▼

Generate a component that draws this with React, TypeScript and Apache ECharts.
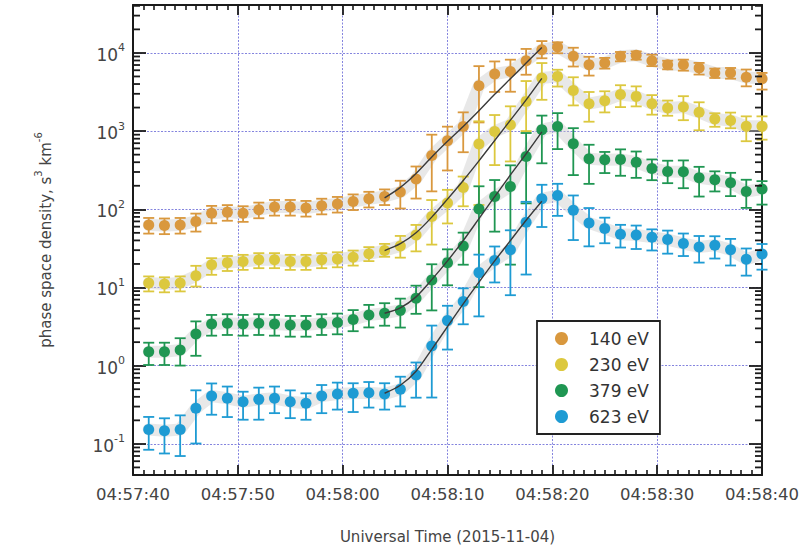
import React, { useEffect, useRef } from "react";
import * as echarts from "echarts";

const FONT = "'DejaVu Sans', 'Liberation Sans', sans-serif";

// seconds after 04:57:40
const times = [1.5, 3, 4.5, 6, 7.5, 9, 10.5, 12, 13.5, 15, 16.5, 18, 19.5, 21, 22.5, 24, 25.5, 27, 28.5, 30,
  31.5, 33, 34.5, 36, 37.5, 39, 40.5, 42, 43.5, 45, 46.5, 48, 49.5, 51, 52.5, 54, 55.5, 57, 58.5, 60];

const psd140 = [63, 62, 63, 70, 89, 92, 89, 99, 107, 107, 104, 111, 117, 126, 136, 146, 166, 244, 489, 753,
  1148, 3810, 5380, 5800, 7960, 11000, 11900, 9040, 7080, 7450, 9040, 9310, 7960, 7080, 7080, 6430, 5540, 5540, 4870, 4690];
const psd230 = [11.4, 11.1, 11.4, 14.1, 19.5, 20.8, 21.5, 22.6, 22.6, 21.5, 21.5, 22.6, 23.2, 24.4, 27, 29.7, 34, 47, 81, 120,
  190, 684, 990, 1208, 2400, 4790, 5010, 3300, 2240, 2450, 2930, 2780, 2240, 1980, 2040, 1740, 1430, 1370, 1150, 1150];
const psd379 = [1.51, 1.51, 1.59, 2.55, 3.42, 3.49, 3.42, 3.49, 3.42, 3.32, 3.32, 3.49, 3.56, 3.9, 4.46, 4.69, 5.1, 7.3, 12.5, 20.8,
  34, 101, 146, 196, 474, 1043, 1148, 688, 442, 430, 435, 400, 333, 305, 302, 253, 239, 218, 169, 182];
const psd623 = [0.153, 0.147, 0.153, 0.285, 0.41, 0.383, 0.346, 0.371, 0.383, 0.346, 0.33, 0.41, 0.435, 0.444, 0.451, 0.435, 0.5, 0.76, 1.79, 3.77,
  6.6, 15.5, 22.1, 30.3, 68.5, 136, 150, 97, 67, 57, 48, 47, 44, 41, 36.5, 33, 34.7, 30.3, 23, 26.8];

// error bar extents, in decades above / below each point
const up140 = [0.09, 0.09, 0.09, 0.1, 0.094, 0.09, 0.09, 0.09, 0.09, 0.09, 0.09, 0.09, 0.09, 0.09, 0.09, 0.09, 0.145, 0.16, 0.265, 0.18,
  0.18, 0.25, 0.16, 0.15, 0.15, 0.11, 0.06, 0.11, 0.1, 0.064, 0.056, 0.05, 0.077, 0.05, 0.064, 0.064, 0.056, 0.064, 0.1, 0.073];
const dn140 = [0.11, 0.11, 0.11, 0.13, 0.128, 0.11, 0.11, 0.11, 0.11, 0.11, 0.11, 0.11, 0.11, 0.11, 0.11, 0.11, 0.21, 0.25, 0.46, 0.38,
  0.33, 0.47, 0.23, 0.26, 0.18, 0.11, 0.08, 0.13, 0.14, 0.073, 0.064, 0.055, 0.07, 0.06, 0.077, 0.085, 0.064, 0.073, 0.115, 0.14];
const up230 = [0.085, 0.085, 0.085, 0.128, 0.085, 0.085, 0.085, 0.085, 0.085, 0.085, 0.085, 0.085, 0.085, 0.085, 0.085, 0.085, 0.128, 0.128, 0.21, 0.17,
  0.14, 0.29, 0.21, 0.235, 0.26, 0.19, 0.085, 0.17, 0.15, 0.12, 0.12, 0.128, 0.11, 0.094, 0.137, 0.128, 0.073, 0.1, 0.128, 0.128];
const dn230 = [0.107, 0.107, 0.107, 0.137, 0.128, 0.107, 0.107, 0.107, 0.107, 0.107, 0.107, 0.107, 0.107, 0.107, 0.094, 0.08, 0.15, 0.21, 0.36, 0.26,
  0.24, 0.78, 0.43, 0.47, 0.38, 0.28, 0.13, 0.19, 0.23, 0.15, 0.16, 0.128, 0.14, 0.1, 0.17, 0.23, 0.1, 0.1, 0.19, 0.17];
const up379 = [0.115, 0.115, 0.15, 0.16, 0.115, 0.115, 0.115, 0.115, 0.115, 0.115, 0.115, 0.115, 0.115, 0.12, 0.128, 0.128, 0.15, 0.16, 0.2, 0.17,
  0.17, 0.29, 0.21, 0.27, 0.3, 0.18, 0.17, 0.2, 0.18, 0.1, 0.128, 0.137, 0.115, 0.137, 0.145, 0.14, 0.107, 0.128, 0.15, 0.1];
const dn379 = [0.17, 0.17, 0.2, 0.28, 0.15, 0.15, 0.15, 0.15, 0.15, 0.15, 0.15, 0.15, 0.15, 0.15, 0.16, 0.16, 0.22, 0.2, 0.39, 0.29,
  0.24, 1.0, 0.45, 1.0, 0.6, 0.43, 0.29, 0.4, 0.32, 0.17, 0.21, 0.2, 0.15, 0.15, 0.21, 0.24, 0.15, 0.17, 0.21, 0.2];
const up623 = [0.16, 0.16, 0.18, 0.23, 0.16, 0.15, 0.128, 0.15, 0.15, 0.145, 0.128, 0.14, 0.145, 0.128, 0.137, 0.137, 0.16, 0.16, 0.26, 0.19,
  0.17, 0.23, 0.18, 0.25, 0.26, 0.18, 0.15, 0.19, 0.19, 0.137, 0.12, 0.12, 0.1, 0.115, 0.128, 0.14, 0.115, 0.14, 0.137, 0.128];
const dn623 = [0.26, 0.29, 0.34, 0.45, 0.24, 0.24, 0.23, 0.26, 0.19, 0.21, 0.21, 0.22, 0.2, 0.24, 0.19, 0.2, 0.22, 0.29, 0.66, 0.37,
  0.29, 0.56, 0.28, 0.58, 0.67, 0.36, 0.26, 0.38, 0.3, 0.19, 0.17, 0.18, 0.17, 0.18, 0.16, 0.2, 0.17, 0.2, 0.21, 0.2];

// fitted growth curves
const fitTimes = [24, 25.5, 27, 28.5, 30, 31.5, 33, 34.5, 36, 37.5, 39];
const fit140 = [140, 191, 288, 468, 741, 1148, 1820, 2951, 4677, 7413, 11749];
const fit230 = [29.7, 36.3, 50.1, 79.4, 135, 234, 417, 759, 1380, 2512, 4732];
const fit379 = [4.69, 5.5, 7.59, 12.6, 21.9, 39.8, 75.9, 145, 275, 513, 977];
const fit623 = [0.444, 0.562, 0.851, 1.62, 3.16, 6.17, 11.7, 21.9, 39.8, 72.4, 127];

const names = ["140 eV", "230 eV", "379 eV", "623 eV"];
const colors = ["#D9983E", "#DCC83E", "#1F9652", "#1E9BD3"];

const xTickLabels = ["04:57:40", "04:57:50", "04:58:00", "04:58:10", "04:58:20", "04:58:30", "04:58:40"];
const yMinorTicks = [0.05, 0.06, 0.07, 0.08, 0.09, 0.2, 0.3, 0.4, 0.5, 0.6, 0.7, 0.8, 0.9, 2, 3, 4, 5, 6, 7, 8, 9,
  20, 30, 40, 50, 60, 70, 80, 90, 200, 300, 400, 500, 600, 700, 800, 900, 2000, 3000, 4000, 5000, 6000, 7000, 8000, 9000,
  20000, 30000, 40000];

const X_MIN = 0, X_MAX = 60, Y_MIN = 0.04, Y_MAX = 41000;

const groups = [
  { v: psd140, up: up140, dn: dn140, fit: fit140 },
  { v: psd230, up: up230, dn: dn230, fit: fit230 },
  { v: psd379, up: up379, dn: dn379, fit: fit379 },
  { v: psd623, up: up623, dn: dn623, fit: fit623 },
];

const INK = "#1a1a1a";

function buildOption() {
  const series: any[] = [];
  groups.forEach((g) => {
    series.push({
      type: "line",
      data: times.map((t, i) => [t, g.v[i]]),
      showSymbol: false,
      symbol: "none",
      silent: true,
      z: 1,
      lineStyle: { width: 12, color: "rgba(200,200,200,0.42)", join: "round", cap: "round" },
    });
  });
  groups.forEach((g, gi) => {
    const color = colors[gi];
    series.push({
      type: "custom",
      silent: true,
      z: 3,
      data: times.map((t, i) => [t, g.v[i] * Math.pow(10, -g.dn[i]), g.v[i] * Math.pow(10, g.up[i])]),
      encode: { x: 0, y: [1, 2] },
      renderItem: (params: any, api: any) => {
        const lo = api.coord([api.value(0), api.value(1)]);
        const hi = api.coord([api.value(0), api.value(2)]);
        const w = 5.5;
        const style = { stroke: color, lineWidth: 1.8 };
        return {
          type: "group",
          children: [
            { type: "line", shape: { x1: lo[0], y1: lo[1], x2: hi[0], y2: hi[1] }, style },
            { type: "line", shape: { x1: lo[0] - w, y1: lo[1], x2: lo[0] + w, y2: lo[1] }, style },
            { type: "line", shape: { x1: hi[0] - w, y1: hi[1], x2: hi[0] + w, y2: hi[1] }, style },
          ],
        };
      },
    });
    series.push({
      type: "scatter",
      name: names[gi],
      z: 4,
      symbol: "circle",
      symbolSize: 11,
      itemStyle: { color, opacity: 1 },
      data: times.map((t, i) => [t, g.v[i]]),
    });
  });
  groups.forEach((g) => {
    series.push({
      type: "line",
      smooth: 0.3,
      symbol: "none",
      silent: true,
      z: 5,
      lineStyle: { color: "#3a3a3a", width: 1.4 },
      data: fitTimes.map((t, i) => [t, g.fit[i]]),
    });
  });
  // minor ticks of the logarithmic axis, on the left and right frame
  series.push({
    type: "custom",
    silent: true,
    z: 6,
    data: yMinorTicks.map((v) => [30, v]),
    encode: { x: 0, y: 1 },
    renderItem: (params: any, api: any) => {
      const v = api.value(1);
      const l = api.coord([X_MIN, v]);
      const r = api.coord([X_MAX, v]);
      const style = { stroke: INK, lineWidth: 1.8, fill: null };
      return {
        type: "group",
        children: [
          { type: "line", shape: { x1: l[0], y1: l[1], x2: l[0] + 7, y2: l[1] }, style },
          { type: "line", shape: { x1: r[0] - 7, y1: r[1], x2: r[0], y2: r[1] }, style },
        ],
      };
    },
  });

  const frameLine = () => ({ show: true, onZero: false, lineStyle: { color: INK, width: 2 } });
  const tick = (len: number) => ({ show: true, inside: true, length: len, lineStyle: { color: INK, width: 1.8 } });
  const minor = () => ({ show: true, splitNumber: 10, length: 5, lineStyle: { color: INK, width: 1.6 } });
  const grid = () => ({ show: true, lineStyle: { color: "#6f6fd8", type: [2, 1.5], width: 1, opacity: 0.85 } });

  const expLabel = (v: number) => {
    const e = Math.log10(v);
    const r = Math.round(e);
    if (Math.abs(e - r) > 0.01) return "";
    return `{b|10}{s|${r}}`;
  };

  return {
    animation: false,
    backgroundColor: "#fff",
    grid: { left: 133, right: 42, top: 5, bottom: 75, containLabel: false },
    legend: {
      data: names,
      orient: "vertical",
      left: 537,
      top: 321,
      padding: [9, 11, 9, 18],
      itemGap: 9,
      itemWidth: 13,
      itemHeight: 13,
      icon: "circle",
      backgroundColor: "#fff",
      borderColor: "#222",
      borderWidth: 1.8,
      borderRadius: 0,
      textStyle: { fontFamily: FONT, fontSize: 17, color: "#333", padding: [0, 0, 0, 16], lineHeight: 14 },
    },
    xAxis: [
      {
        type: "value",
        min: X_MIN,
        max: X_MAX,
        interval: 10,
        position: "bottom",
        axisLine: frameLine(),
        axisTick: tick(10),
        minorTick: minor(),
        splitLine: grid(),
        axisLabel: {
          margin: 11,
          fontFamily: FONT,
          fontSize: 16.5,
          color: "#444",
          formatter: (v: number) => xTickLabels[Math.round(v / 10)] ?? "",
        },
        name: "Universal Time (2015-11-04)",
        nameLocation: "middle",
        nameGap: 54,
        nameTextStyle: { fontFamily: FONT, fontSize: 15, color: "#444" },
      },
      {
        type: "value",
        min: X_MIN,
        max: X_MAX,
        interval: 10,
        position: "top",
        axisLine: frameLine(),
        axisTick: tick(10),
        minorTick: minor(),
        splitLine: { show: false },
        axisLabel: { show: false },
      },
    ],
    yAxis: [
      {
        type: "log",
        logBase: 10,
        min: Y_MIN,
        max: Y_MAX,
        position: "left",
        axisLine: frameLine(),
        axisTick: tick(13),
        splitLine: grid(),
        axisLabel: {
          margin: 8,
          showMinLabel: false,
          showMaxLabel: false,
          formatter: expLabel,
          rich: {
            b: { fontFamily: FONT, fontSize: 17, color: "#444", lineHeight: 21, verticalAlign: "bottom" },
            s: { fontFamily: FONT, fontSize: 11, color: "#444", lineHeight: 12, verticalAlign: "top" },
          },
        },
        name: "{b|phase space density, s}{s|3}{b| km}{s|-6}",
        nameLocation: "middle",
        nameRotate: 90,
        nameGap: 80,
        nameTextStyle: {
          rich: {
            b: { fontFamily: FONT, fontSize: 15, color: "#444", lineHeight: 20, verticalAlign: "bottom" },
            s: { fontFamily: FONT, fontSize: 10, color: "#444", lineHeight: 11, verticalAlign: "top" },
          },
        },
      },
      {
        type: "log",
        logBase: 10,
        min: Y_MIN,
        max: Y_MAX,
        position: "right",
        axisLine: frameLine(),
        axisTick: tick(13),
        splitLine: { show: false },
        axisLabel: { show: false },
      },
    ],
    series,
  };
}

export default function App() {
  const ref = useRef<HTMLDivElement>(null);
  useEffect(() => {
    document.body.style.margin = "0";
    const chart = echarts.init(ref.current!, null, { renderer: "svg" });
    chart.setOption(buildOption() as any);
    return () => chart.dispose();
  }, []);
  return <div ref={ref} style={{ width: 804, height: 550 }} />;
}
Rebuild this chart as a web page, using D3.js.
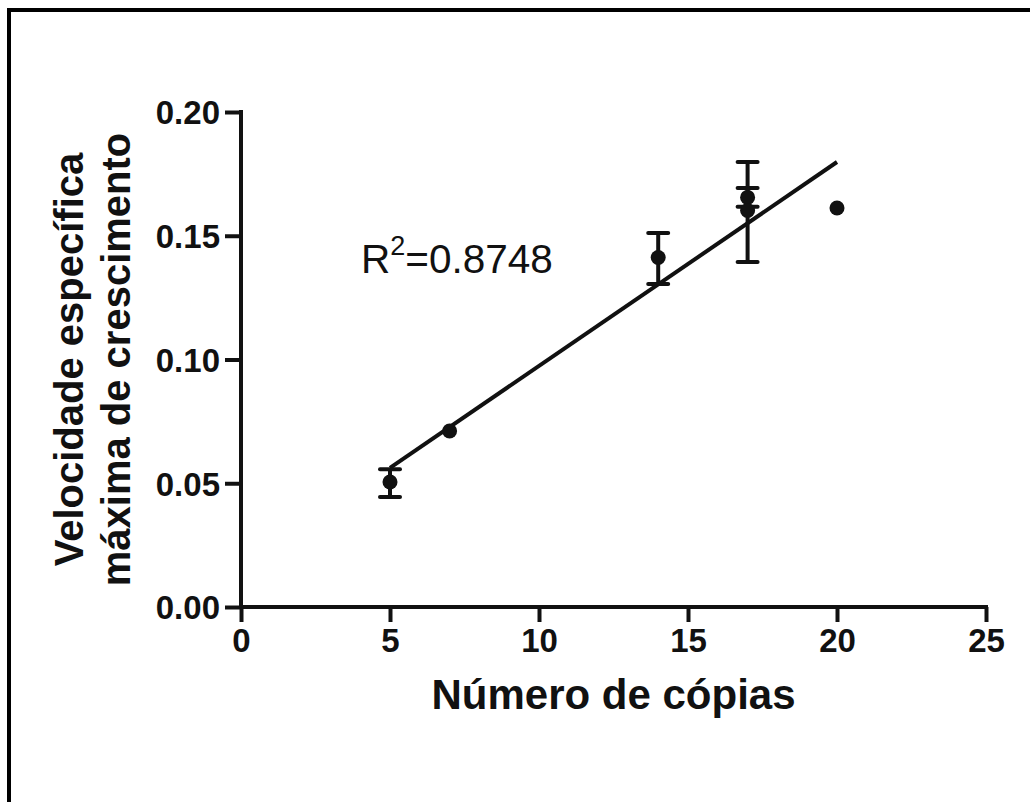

▲

§ Problem to solve: The lines from the start of the entries above through the one containing "57, 58.5, 60];" are to be retyped exactly, and no others. Pictures are left out.

§ Full answer:
Generate a component that draws this with React, TypeScript and Apache ECharts.
import React, { useEffect, useRef } from "react";
import * as echarts from "echarts";

const FONT = "'DejaVu Sans', 'Liberation Sans', sans-serif";

// seconds after 04:57:40
const times = [1.5, 3, 4.5, 6, 7.5, 9, 10.5, 12, 13.5, 15, 16.5, 18, 19.5, 21, 22.5, 24, 25.5, 27, 28.5, 30,
  31.5, 33, 34.5, 36, 37.5, 39, 40.5, 42, 43.5, 45, 46.5, 48, 49.5, 51, 52.5, 54, 55.5, 57, 58.5, 60];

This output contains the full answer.